Tuesday, June 28, 2011

Viel Spaβ!


Just a note...I wrote this last night (27.6.2011), but our internet was down. But that's the actual date for this entry. 

Viel Spaβ means “have fun.” It is used here in Germany before a performance instead of “good luck.” And that is about all I can say about last night’s final performance of Suor Angelica for the Freiberg Bergstadfest. I didn’t sing Suor Genevieve last night, but instead I got to sing my aria (Quando m’en vo) with the orchestra before we performed the opera. Now, this aria was not my first choice of what I would sing for this event, but it fit with the program and what they wanted to do, so I did it. However, although I’ve gotten consistently good feedback about it (especially here), it has always made me nervous. I sang it years ago, in undergrad, and I never feel that I sing my best on it, and I don’t feel completely comfortable with it.
Actually, I should put all of that in the past tense. Because this changed last night.
Just this week, as we have been working towards our orchestra performances of Suor Angelica, we had our first rehearsal with the Mittlesächisches Theater orchestra and with the conductor here, Maestro Herr Horstmann. I had met Herr Horstmann several times before, when he came to JMU when I was a student there to audition singers for this program. I’ve auditioned for him and sung in several masterclassses with him. But this week was the first time I sang with his orchestra and under his conducting…and what an experience that has been. I have only sung with orchestra a few times in my life, but this was by far the best I have ever worked with.  I don’t think I can say enough good things about Herr Horstmann…singing with him conducting feels like being a trapeze artist, “flying through the air with the greatest of ease”—but with a net.  He guides the orchestra to take care of you, the singer, and he is so musical and seems to instinctively know what will work best for each singer’s voice. When I worked with him on my aria and on Suor Genevieve, he gave me permission to do everything musically that I had wanted to do but didn’t think I could, and he gave me more wonderful things to do musically that I hadn’t thought of—and made it easy for me to do them.
If you’re not a singer, and you’ve never sung with a really good conductor, I don’t know how else to describe the experience.
Anyway, all summer I’ve been working on letting go of fear, especially in performance, and being real and open and in the moment.
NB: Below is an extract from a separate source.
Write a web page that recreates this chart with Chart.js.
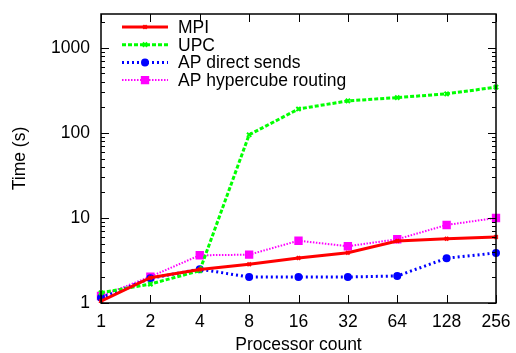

Last night I was nervous. It was the Bergstadfest, the big town festival. It was the biggest audience we’d had. The orchestra performed a symphonic piece, Leah and I each sang an aria, and then we did Suor Angelica (Melissa sang Angelica, and Vanessa sang Genevieve). This performance was built up as a big deal—we were told agents might be invited, and important people from the town of Freiberg were there. And there I was, all dressed up in my gown, feeling like a diva and also like an imposter, wondering if I really have the skill and talent to fill my own shoes.
Then I remembered something my friend Kathryn Green (who sang the Principessa) said to me when I was talking about nerves: “Take a deep breath and thank God for your life. Then open your mouth and SING!” I stood backstage and thought: Rachel, this is the fun part. If this isn’t among the most fun things you’ll ever do in your life—I don’t know what is. You are in Germany, singing a wonderful aria with an incredible orchestra for hundreds of people. This is what you want to do, what you are here to do—not just in Germany but maybe on this planet. VIEL SPAβ!
And so I walked out there, took a breath, thanked God for the opportunity to stand in my shoes that night, and sang. Halfway through my aria, I suddenly realized that I felt completely relaxed. I have never felt that comfortable and relaxed singing in front of an audience. I just stood there, enjoying the moment and the feel of the full, warm, beautiful sound of the orchestra filling my ears and my body, and then realized—oh, this is the part where I sing again! So I did.
Afterwards Leah told me it was the best she’d ever heard me sing. But for once, I wasn’t listening to myself or judging myself.
I was flying through the air.  

1 comment:

  1. Bravissima, Opera Girl!

    I look forward to your next performance...without a net.